Friday, April 04, 2008

Meeting Minutes May Not Be What You Think

I get lots of calls from reporters and individuals who have questions about the Sunshine Law. I’m not a legal expert but I do normally know where to find the information.

Plus, I have the advantage of having my notes from a presentation by the Assistant Missouri Attorney General on the Sunshine Law hosted by MU Extension in Springfield during the fall of 2007.

One issue that I get lots of questions about is meeting minutes. Most people are very surprised when they discover that Missouri state law does not require as much in meeting minutes as they think it should.

For example, this comes from the fall meeting I hosted on the Sunshine Law:

Questions about meeting minute retention and content is something Attorney General’s office get lots of calls about. People are surprised sometimes when they attend a 3-hour minute and then see minutes that are 2 pages long.

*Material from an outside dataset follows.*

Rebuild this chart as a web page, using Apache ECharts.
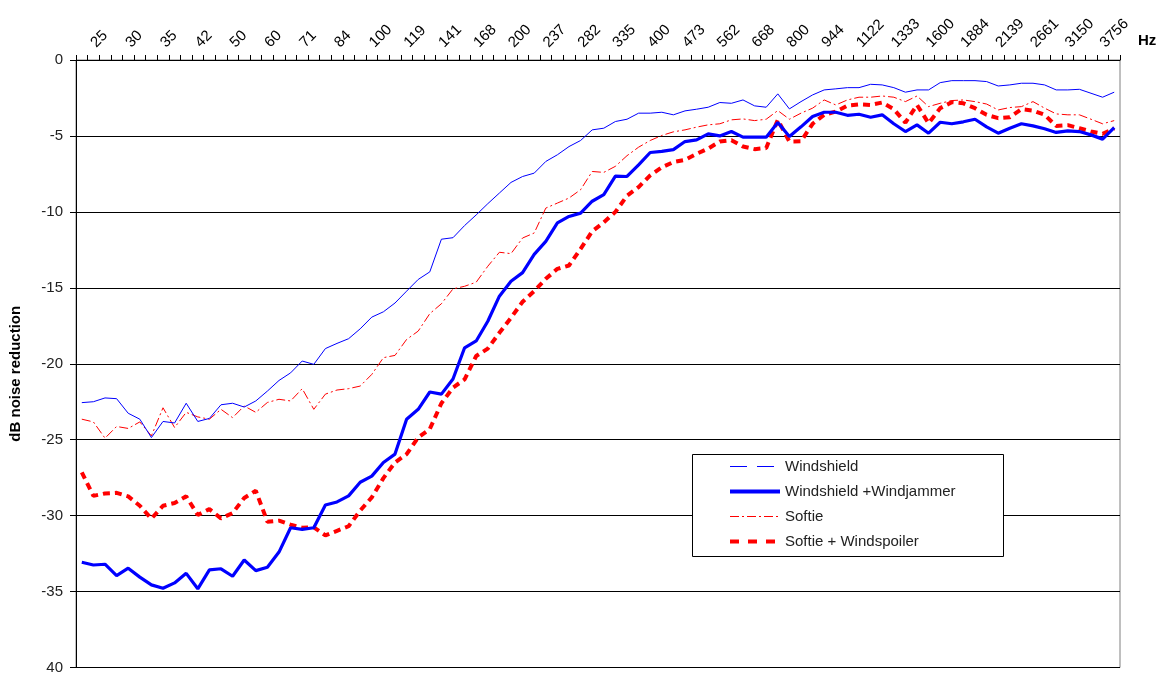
<!DOCTYPE html>
<html>
<head>
<meta charset="utf-8">
<script src="https://cdn.jsdelivr.net/npm/echarts@6/dist/echarts.min.js"></script>
<style>
html,body{margin:0;padding:0;background:#fff;}
#chart{width:1168px;height:675px;}
</style>
</head>
<body>
<div id="chart"></div>
<script>
// ---- data ----
const tickLabels = ['25','30','35','42','50','60','71','84','100','119','141','168','200','237','282','335','400','473','562','668','800','944','1122','1333','1600','1884','2139','2661','3150','3756'];
const yTickLabels = {'0':'0','-5':'-5','-10':'-10','-15':'-15','-20':'-20','-25':'-25','-30':'-30','-35':'-35','-40':'40'};
const seriesNames = ['Windshield','Windshield +Windjammer','Softie','Softie + Windspoiler'];

const windshield = [-22.56,-22.5,-22.25,-22.3,-23.26,-23.65,-24.86,-23.8,-23.9,-22.6,
 -23.8,-23.6,-22.7,-22.6,-22.85,-22.45,-21.8,-21.1,-20.6,-19.82,
 -20.04,-19.0,-18.66,-18.35,-17.7,-16.93,-16.58,-16.0,-15.22,-14.45,
 -13.95,-11.8,-11.7,-10.9,-10.2,-9.46,-8.76,-8.06,-7.67,-7.45,
 -6.68,-6.24,-5.7,-5.3,-4.6,-4.49,-4.05,-3.9,-3.5,-3.5,
 -3.44,-3.61,-3.35,-3.24,-3.11,-2.8,-2.85,-2.63,-3.02,-3.11,
 -2.23,-3.22,-2.74,-2.3,-1.97,-1.9,-1.82,-1.82,-1.6,-1.64,
 -1.82,-2.12,-1.97,-1.97,-1.49,-1.36,-1.36,-1.36,-1.42,-1.71,
 -1.64,-1.53,-1.53,-1.64,-1.97,-1.97,-1.93,-2.19,-2.45,-2.12];

const windjammer = [-33.07,-33.25,-33.2,-33.95,-33.46,-34.05,-34.56,-34.78,-34.43,-33.8,
 -34.82,-33.57,-33.5,-33.99,-32.92,-33.62,-33.4,-32.4,-30.8,-30.9,
 -30.8,-29.3,-29.1,-28.7,-27.8,-27.4,-26.5,-25.95,-23.65,-23.0,
 -21.86,-22.0,-21.0,-18.95,-18.5,-17.2,-15.55,-14.57,-14.0,-12.8,
 -11.94,-10.73,-10.3,-10.08,-9.3,-8.87,-7.65,-7.67,-6.9,-6.09,
 -6.02,-5.9,-5.37,-5.26,-4.86,-5.0,-4.71,-5.08,-5.08,-5.08,
 -4.12,-5.04,-4.4,-3.72,-3.44,-3.44,-3.64,-3.57,-3.77,-3.61,
 -4.2,-4.71,-4.27,-4.82,-4.1,-4.2,-4.07,-3.9,-4.4,-4.82,
 -4.49,-4.2,-4.34,-4.53,-4.77,-4.67,-4.71,-4.93,-5.21,-4.45];

const softie = [-23.65,-23.83,-24.9,-24.13,-24.26,-23.83,-24.75,-22.9,-24.2,-23.2,
 -23.5,-23.65,-23.0,-23.55,-22.78,-23.2,-22.55,-22.34,-22.45,-21.64,
 -23.0,-22.0,-21.73,-21.64,-21.47,-20.7,-19.6,-19.45,-18.4,-17.85,
 -16.7,-16.05,-15.07,-14.9,-14.63,-13.58,-12.66,-12.75,-11.72,-11.39,
 -9.75,-9.42,-9.09,-8.54,-7.34,-7.4,-7.0,-6.3,-5.74,-5.3,
 -4.97,-4.73,-4.6,-4.42,-4.27,-4.2,-3.94,-3.88,-3.99,-3.9,
 -3.33,-3.9,-3.5,-3.17,-2.63,-2.96,-2.63,-2.45,-2.45,-2.37,
 -2.45,-2.74,-2.37,-3.07,-2.85,-2.67,-2.63,-2.74,-2.9,-3.29,
 -3.13,-3.07,-2.74,-3.17,-3.55,-3.61,-3.61,-3.9,-4.2,-3.99];

const windspoiler = [-27.15,-28.7,-28.54,-28.5,-28.73,-29.35,-30.2,-29.35,-29.17,-28.73,
 -29.96,-29.57,-30.18,-29.83,-28.84,-28.36,-30.4,-30.33,-30.6,-30.8,
 -30.77,-31.3,-31.0,-30.7,-29.67,-28.8,-27.53,-26.5,-25.95,-24.86,
 -24.3,-22.6,-21.57,-21.03,-19.49,-19.0,-17.96,-16.97,-15.92,-15.22,
 -14.41,-13.75,-13.53,-12.44,-11.28,-10.69,-10.0,-8.94,-8.37,-7.6,
 -7.07,-6.72,-6.57,-6.18,-5.83,-5.37,-5.28,-5.7,-5.87,-5.8,
 -3.94,-5.37,-5.35,-4.2,-3.61,-3.4,-3.0,-2.92,-2.96,-2.8,
 -3.24,-4.12,-2.96,-4.16,-3.17,-2.78,-2.85,-3.17,-3.61,-3.83,
 -3.77,-3.24,-3.33,-3.61,-4.34,-4.29,-4.49,-4.71,-4.86,-4.5];

// ---- categories: 1/12-octave steps, labelled every third one ----
const freqs = tickLabels.map(Number);
function fmt(f){ return f < 100 ? String(Math.round(f*10)/10) : String(Math.round(f)); }
const categories = [fmt(freqs[0] / Math.pow(2, 1/12))];
for (let k = 0; k < freqs.length; k++) {
  categories.push(tickLabels[k]);
  if (k < freqs.length - 1) {
    const r = freqs[k+1] / freqs[k];
    categories.push(fmt(freqs[k] * Math.pow(r, 1/3)));
    categories.push(fmt(freqs[k] * Math.pow(r, 2/3)));
  } else {
    categories.push(fmt(freqs[k] * Math.pow(2, 1/12)));
  }
}
const labelSet = new Set(tickLabels);

const FONT = '"Liberation Sans", Arial, sans-serif';
const chart = echarts.init(document.getElementById('chart'), null, {renderer: 'canvas'});
chart.setOption({
  animation: false,
  backgroundColor: '#ffffff',
  textStyle: {fontFamily: FONT},
  grid: {left: 73, right: 48, top: 60, bottom: 6, show: true, borderColor: '#808080', borderWidth: 1, backgroundColor: 'transparent'},
  graphic: [{
    type: 'rect', left: 692, top: 454, z: 90,
    shape: {width: 311, height: 102},
    style: {fill: '#ffffff', stroke: '#000000', lineWidth: 1}
  }],
  legend: {
    orient: 'vertical', left: 728, top: 459, z: 100,
    itemWidth: 50, itemHeight: 14, itemGap: 10, padding: 0,
    itemStyle: {opacity: 0},
    textStyle: {fontFamily: FONT, fontSize: 15, color: '#222'},
    data: [
      {name: seriesNames[0], lineStyle: {width: 1, type: [17, 10]}},
      {name: seriesNames[1], lineStyle: {width: 4, type: 'solid'}},
      {name: seriesNames[2], lineStyle: {width: 1, type: [9, 3, 2, 3]}},
      {name: seriesNames[3], lineStyle: {width: 4, type: [9, 9]}}
    ]
  },
  xAxis: {
    type: 'category', position: 'top', boundaryGap: true, data: categories,
    name: 'Hz', nameLocation: 'end', nameGap: 18,
    nameTextStyle: {fontFamily: FONT, fontSize: 15, fontWeight: 'bold', color: '#000', verticalAlign: 'bottom', padding: [0,0,12,0]},
    axisLine: {lineStyle: {color: '#000', width: 1}},
    axisTick: {show: true, inside: false, length: 5, interval: 0, lineStyle: {color: '#000'}},
    axisLabel: {
      interval: function (i) { return labelSet.has(categories[i]) && (i % 3 === 1); },
      rotate: 45, margin: 15, fontSize: 15, color: '#000', fontFamily: FONT
    },
    splitLine: {show: false}
  },
  yAxis: {
    type: 'value', min: -40, max: 0, interval: 5,
    name: 'dB noise reduction', nameLocation: 'middle', nameGap: 53,
    nameTextStyle: {fontFamily: FONT, fontSize: 15, fontWeight: 'bold', color: '#000', padding: [0, 20, 0, 0]},
    axisLine: {show: true, lineStyle: {color: '#000', width: 1}},
    axisTick: {show: true, inside: false, length: 6, lineStyle: {color: '#000'}},
    axisLabel: {fontSize: 15, color: '#222', margin: 13, fontFamily: FONT,
      formatter: function (v) { return yTickLabels[String(v)] !== undefined ? yTickLabels[String(v)] : String(v); }},
    splitLine: {show: true, lineStyle: {color: '#000', width: 1}}
  },
  series: [
    {name: seriesNames[0], type: 'line', data: windshield, symbol: 'none', color: '#0000ff',
      lineStyle: {color: '#0000ff', width: 1, type: 'solid'}, z: 3},
    {name: seriesNames[1], type: 'line', data: windjammer, symbol: 'none', color: '#0000ff',
      lineStyle: {color: '#0000ff', width: 3.2, type: 'solid'}, z: 5},
    {name: seriesNames[2], type: 'line', data: softie, symbol: 'none', color: '#ff0000',
      lineStyle: {color: '#ff0000', width: 1, type: [9, 3, 2, 3]}, z: 2},
    {name: seriesNames[3], type: 'line', data: windspoiler, symbol: 'none', color: '#ff0000',
      lineStyle: {color: '#ff0000', width: 4, type: [7, 5]}, z: 4}
  ]
});
</script>
</body>
</html>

“Missouri’s requirement for minutes is very basic. The statue says you have to show date, time and place of meeting, who attended and the record/count of votes. If you want to know what was discussed a public might need to be able to look back and see more than just votes but the law does not require it. This is part of the reason why citizens have the right to come into any public meeting and record it,” said James Klahr, Assistant Missouri Attorney General.

The state law discussing this issue can be found at

It says, “A journal or minutes of open and closed meetings shall be taken and retained by the public governmental body, including, but not limited to, a record of any votes taken at such meeting. The minutes shall include the date, time, place, members present, members absent and a record of any votes taken. When a roll call vote is taken, the minutes shall attribute each "yea" and "nay" vote or abstinence if not voting to the name of the individual member of the public governmental body.”

Klahr emphasized these three points at the fall 2007 session on the Sunshine Law.

1) Official minutes of a meeting are not required to be a transcript.

2) Members of the public have a right to get draft minutes of a meeting even before they are voted on or approved but they should be marked as draft.

3) Requirements for minutes are very vague which is why it is so important for citizens to be able to record what is taking place at the meetings.

The first point may be the most important to remember. And that is straight from the Missouri Attorney General's office.